No, not fluff. It was hard. I know it's a small consolation, but it hurt even more to write it than it is to read. I would have spared them that if I could. Given the storyline, I couldn't. ::sighs:: Thank you for reading.
Date: 08/26/2009 10:43 PM Title: Coda
You've certainly embodied Kirk's heartache and pain here...not sure how I feel about it. Too much? Hmm. It feels that way! But then again, we all feel that way when we're experiencing emotional pain...too much. In that, it's very very effective. I'm missing the pay-off at the end, tho, and hope to find it in the next piece. I'll suffer forever in a story, but I need to have that one little bit that makes it all worth it.
That said, your writing is very eloquent and rich, while not wordy. I like your style, intelligent, sophisticated, without being stuffy. Very nice.
Thank you very much! Yes, on occasion I am being accused of writing a more emotional Spock than he's supposed to be or a more vulnerable and open Jim. That may be so, but that's the way I see them. I'm glad if it works for my readers, but I'm okay if it doesn. :)
Date: 08/26/2009 2:23 AM Title: Da Capo
They were afraid of him. He was the one man who could, should he ever wish it, change the political landscape of the entire quadrant.
Mmm...I've always wanted to write that story. It would be fascinating to explore!
Meanwhile, this one is fascinating so far. Poor Spock...he can't win for losing. You've certainly captured the flavor of Jim's dispondency and restlessness from that era. I can't wait to see how you'll have it unfold.
Thank you! And indeed, it would be a fascinating story to write. ::gives a Spock eyebrow:: Wanna go at it? ;)
Date: 08/25/2009 9:37 PM Title: Da Capo
I normally only lurk around here, but oh boy, this one was REALLY touching, I just had to leave a review. The writing is brilliant, my heart is aching from the emotions that you conveyed in the story....(sighs) I relly hope you write more!
Thank you! I'm honored you de-lurked for me.;) I'm very pleased you liked the story.
Date: 08/25/2009 9:34 PM Title: Coda
That was one of the most heartbreaking things I've ever read. You are such a talented writer. Describing complex emotions is hard, but you did it perfectly and brought tears to my eyes more than once (not an easy feat). It seems a shame that I can't give them more than five stars.
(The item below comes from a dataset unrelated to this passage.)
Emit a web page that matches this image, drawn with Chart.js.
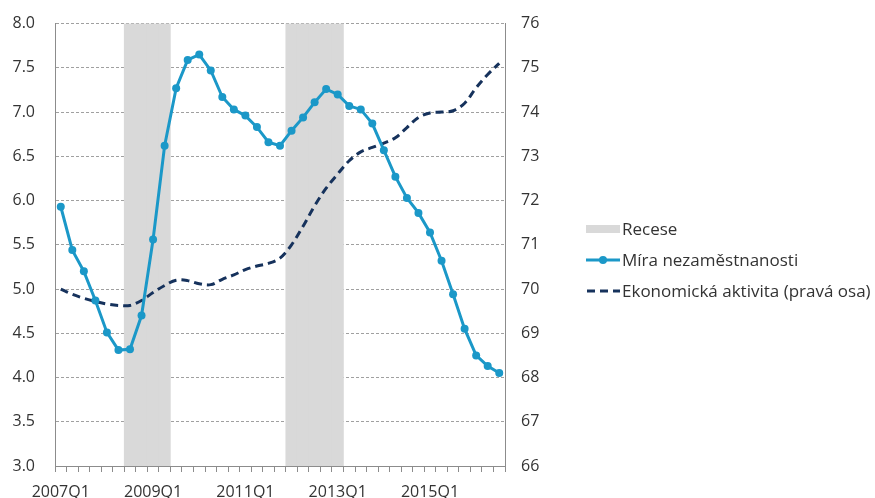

Oh, thank you very much! ::blushes:: It is heartbreaking, and it was a pain to write. I'm glad it worked for you.
Date: 08/17/2009 5:47 AM Title: Da Capo
I feel mortally wounded. Incredible character study. You have outdone yourself but I'm afraid you may be killing off your biggest fans. Certainly, I'm not sure I'll be breathing any time soon. Couldn't you spare us a bit.... Any chance for a little sequel with some relief, please? I know it is not what you intended but, man, this really HURTS and I so want things to work out for them!
So do I. You understand why I write fluffy AUs sometimes? I need a break from this, too. I'd like to spare us all this, and most certainly to spare them this, but I can't. I've seen the movies many times. The pain, the strain, the angst is all there, and Spock isn't there when Jim disappeares. I don't believe their love had died. I don't believe it could die. I do believe their love was way too much for anyone to handle. If just one of them, either one, was a little bit more selfish, they might have become a happy couple walking hand-in-hand into the sunset. If either one of them loved the other a little less and himself a little more... They are who they are, however. That's why we love them so much.
I know it hurts. Writing this was... not easy. I can only thank you for reading.